The range of projects in Worcester that necessitate thorough in-situ testing is broad and directly tied to the city’s ongoing development and infrastructure renewal. Commercial building foundations in the downtown area require precise bearing capacity and settlement analyses, often derived from plate load tests. Highway embankments, bridge abutments, and retaining walls for projects like the Route 146 improvements rely on field density testing to verify compaction and prevent structural distress. Critical yet often overlooked are environmental and hydrological applications; a field permeability test (Lefranc/Lugeon) becomes indispensable when designing stormwater infiltration systems, sanitary landfills, or dewatering schemes for deep excavations in the water-bearing outwash deposits common to the region. Whether for a high-rise, a residential subdivision, or a critical utility installation, the data gathered directly in the field provides the empirical foundation for safe and economical design.

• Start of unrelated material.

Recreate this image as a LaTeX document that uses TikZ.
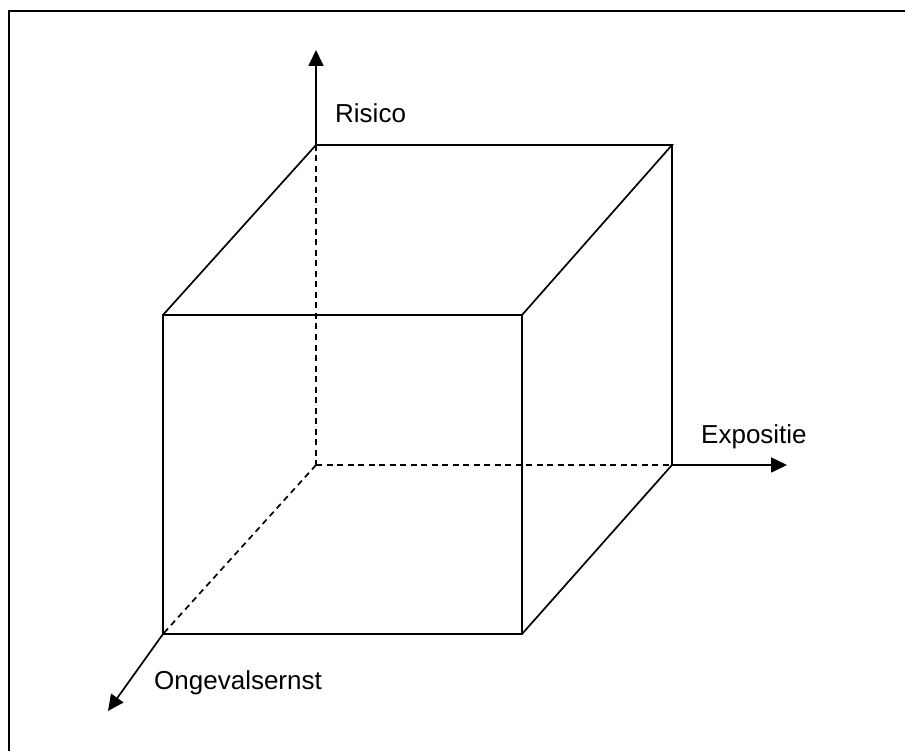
\documentclass[tikz,border=0pt]{standalone}
\usepackage{fontspec}
\setmainfont{Liberation Sans}
\usetikzlibrary{arrows.meta}
\begin{document}
\begin{tikzpicture}[x=1pt,y=-1pt,
  edge/.style={line width=1.7pt},
  hidden/.style={line width=1.7pt,dash pattern=on 6pt off 4.5pt},
  axis/.style={line width=1.7pt,-{Triangle[length=16pt,width=15pt]}},
  frame/.style={line width=2.2pt},
  lbl/.style={anchor=base west,inner sep=0pt,font=\fontsize{26}{30}\selectfont}]
\useasboundingbox (0,0) rectangle (905,751);
% frame (top and left only)
\coordinate (f1) at (905,11);
\coordinate (fc) at (9,11);
\coordinate (f2) at (9,751);
\draw[frame] (f1) -- (fc) -- (f2);
% cube corners
\coordinate (btl) at (316,145);
\coordinate (btr) at (672,145);
\coordinate (bbl) at (316,465);
\coordinate (bbr) at (672,465);
\coordinate (ftl) at (163,315);
\coordinate (ftr) at (522,315);
\coordinate (fbl) at (163,634);
\coordinate (fbr) at (522,634);
% axis tips
\coordinate (ty) at (316,50);
\coordinate (tx) at (787,465);
\coordinate (tz) at (108,711);
% hidden edges
\draw[hidden] (btl) -- (bbl);
\draw[hidden] (bbl) -- (bbr);
\draw[hidden] (bbl) -- (fbl);
% visible edges
\draw[edge] (ftl) -- (ftr) -- (fbr) -- (fbl) -- cycle;
\draw[edge] (ftl) -- (btl) -- (btr) -- (ftr);
\draw[edge] (btr) -- (bbr) -- (fbr);
% axes
\draw[axis] (btl) -- (ty);
\draw[axis] (bbr) -- (tx);
\draw[axis] (fbl) -- (tz);
% labels
\node[lbl] (risico) at (335,123) {Risico};
\node[lbl] (expositie) at (701,443) {Expositie};
\node[lbl] (ernst) at (154,689) {Ongevalsernst};
\end{tikzpicture}
\end{document}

In-situ testing evaluates soil in its natural state, preserving the in-place stress, moisture content, and fabric that are inevitably disturbed during sampling, transport, and extraction. This is critical in Worcester's sensitive glacial silts and varved clays, where sample disturbance can lead to significantly underestimating settlement and overestimating strength, providing a more representative profile of actual ground behavior for design.
The most frequently applied standards include ASTM D1556 for the sand cone density test, ASTM D1194/D1195 for static plate load testing, and ASTM D6391 for permeability testing using the Lefranc method in boreholes. Projects must also adhere to the Massachusetts State Building Code (780 CMR), which invokes these ASTM methods as the basis for verifying compliance with geotechnical design parameters and earthwork specifications.

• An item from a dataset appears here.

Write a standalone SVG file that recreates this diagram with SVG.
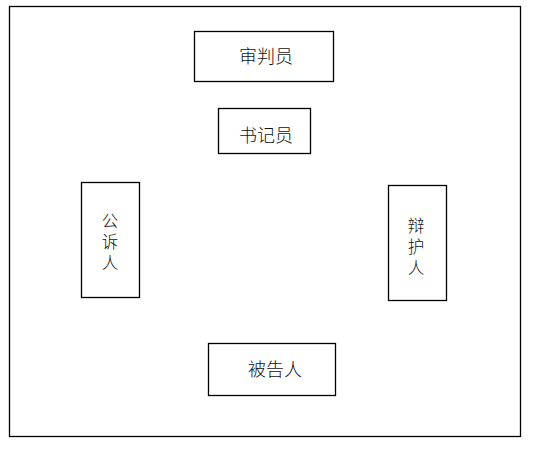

The city's dense glacial till, with its cobbles and boulders, often makes standard penetration testing unreliable, favoring alternatives like the plate load test for direct bearing capacity measurement. Conversely, the extensive outwash sands and silts require field permeability tests (Lefranc/Lugeon) to accurately assess groundwater flow for dewatering design, as lab tests on reconstituted samples fail to capture the true in-place hydraulic conductivity of these stratified deposits.

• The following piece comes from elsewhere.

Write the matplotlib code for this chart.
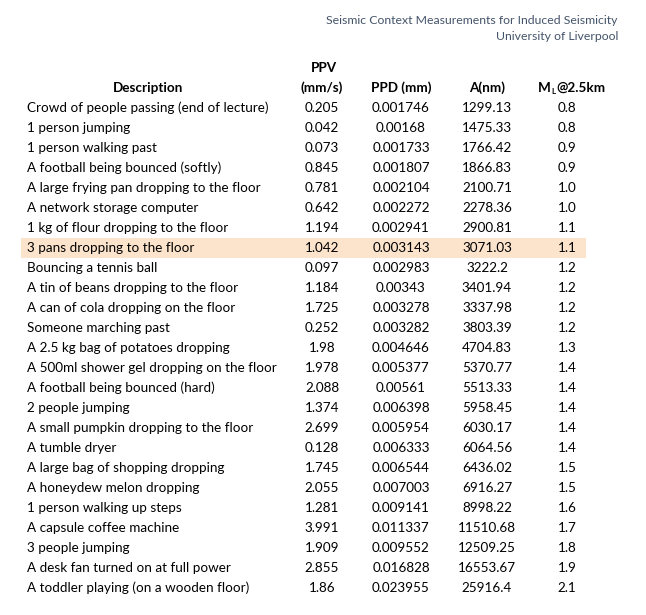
import matplotlib.pyplot as plt
from matplotlib.patches import Rectangle

plt.rcParams['font.family'] = ['Lato', 'DejaVu Sans']

# table content
descriptions = [
    "Crowd of people passing (end of lecture)",
    "1 person jumping",
    "1 person walking past",
    "A football being bounced (softly)",
    "A large frying pan dropping to the floor",
    "A network storage computer",
    "1 kg of flour dropping to the floor",
    "3 pans dropping to the floor",
    "Bouncing a tennis ball",
    "A tin of beans dropping to the floor",
    "A can of cola dropping on the floor",
    "Someone marching past",
    "A 2.5 kg bag of potatoes dropping",
    "A 500ml shower gel dropping on the floor",
    "A football being bounced (hard)",
    "2 people jumping",
    "A small pumpkin dropping to the floor",
    "A tumble dryer",
    "A large bag of shopping dropping",
    "A honeydew melon dropping",
    "1 person walking up steps",
    "A capsule coffee machine",
    "3 people jumping",
    "A desk fan turned on at full power",
    "A toddler playing (on a wooden floor)",
]
ppv = ["0.205", "0.042", "0.073", "0.845", "0.781", "0.642", "1.194", "1.042",
       "0.097", "1.184", "1.725", "0.252", "1.98", "1.978", "2.088", "1.374",
       "2.699", "0.128", "1.745", "2.055", "1.281", "3.991", "1.909", "2.855",
       "1.86"]
ppd = ["0.001746", "0.00168", "0.001733", "0.001807", "0.002104", "0.002272",
       "0.002941", "0.003143", "0.002983", "0.00343", "0.003278", "0.003282",
       "0.004646", "0.005377", "0.00561", "0.006398", "0.005954", "0.006333",
       "0.006544", "0.007003", "0.009141", "0.011337", "0.009552", "0.016828",
       "0.023955"]
amp = ["1299.13", "1475.33", "1766.42", "1866.83", "2100.71", "2278.36",
       "2900.81", "3071.03", "3222.2", "3401.94", "3337.98", "3803.39",
       "4704.83", "5370.77", "5513.33", "5958.45", "6030.17", "6064.56",
       "6436.02", "6916.27", "8998.22", "11510.68", "12509.25", "16553.67",
       "25916.4"]
ml = ["0.8", "0.8", "0.9", "0.9", "1.0", "1.0", "1.1", "1.1", "1.2", "1.2",
      "1.2", "1.2", "1.3", "1.4", "1.4", "1.4", "1.4", "1.4", "1.5", "1.5",
      "1.6", "1.7", "1.8", "1.9", "2.1"]
highlight = "3 pans dropping to the floor"

fig = plt.figure(figsize=(6.46, 6.15), dpi=100)
ax = fig.add_axes([0, 0, 1, 1])
ax.set_xlim(0, 646)
ax.set_ylim(615, 0)
ax.axis("off")

fs = 9.7
row0, step = 108, 20
col_x = [322, 401, 487, 567]

# title
ax.text(618, 20, "Seismic Context Measurements for Induced Seismicity",
        ha="right", va="center", fontsize=8.8, color="#44546A")
ax.text(618, 37, "University of Liverpool",
        ha="right", va="center", fontsize=8.8, color="#44546A")

# header
ax.text(148, 88, "Description", ha="center", va="center", fontsize=fs, fontweight="bold")
ax.text(col_x[0] + 2, 68, "PPV", ha="center", va="center", fontsize=fs, fontweight="bold")
ax.text(col_x[0], 88, "(mm/s)", ha="center", va="center", fontsize=fs, fontweight="bold")
ax.text(col_x[1], 88, "PPD (mm)", ha="center", va="center", fontsize=fs, fontweight="bold")
ax.text(col_x[2], 88, "A(nm)", ha="center", va="center", fontsize=fs, fontweight="bold")
ax.text(551, 88, "M", ha="right", va="center", fontsize=fs, fontweight="bold")
ax.text(551, 91, "L", ha="left", va="center", fontsize=fs * 0.6, fontweight="bold")
ax.text(556, 88, "@2.5km", ha="left", va="center", fontsize=fs, fontweight="bold")

for i, desc in enumerate(descriptions):
    y = row0 + step * i
    if desc == highlight:
        ax.add_patch(Rectangle((21, y - 10), 565, 20, facecolor="#FCE4CC",
                               edgecolor="none", zorder=0))
    ax.text(27, y, desc, ha="left", va="center", fontsize=fs)
    for x, val in zip(col_x, (ppv[i], ppd[i], amp[i], ml[i])):
        ax.text(x, y, val, ha="center", va="center", fontsize=fs)

fig.savefig("out.png", dpi=100, facecolor="white")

In-situ testing spans the entire project lifecycle. During the preliminary design phase, tests like the plate load test establish foundation bearing capacity. During construction, the sand cone field density test is essential for quality control of compacted structural fill, backfill, and pavement subbase. Post-construction, permeability testing may be required to verify the performance of stormwater management systems, ensuring they meet local environmental regulations.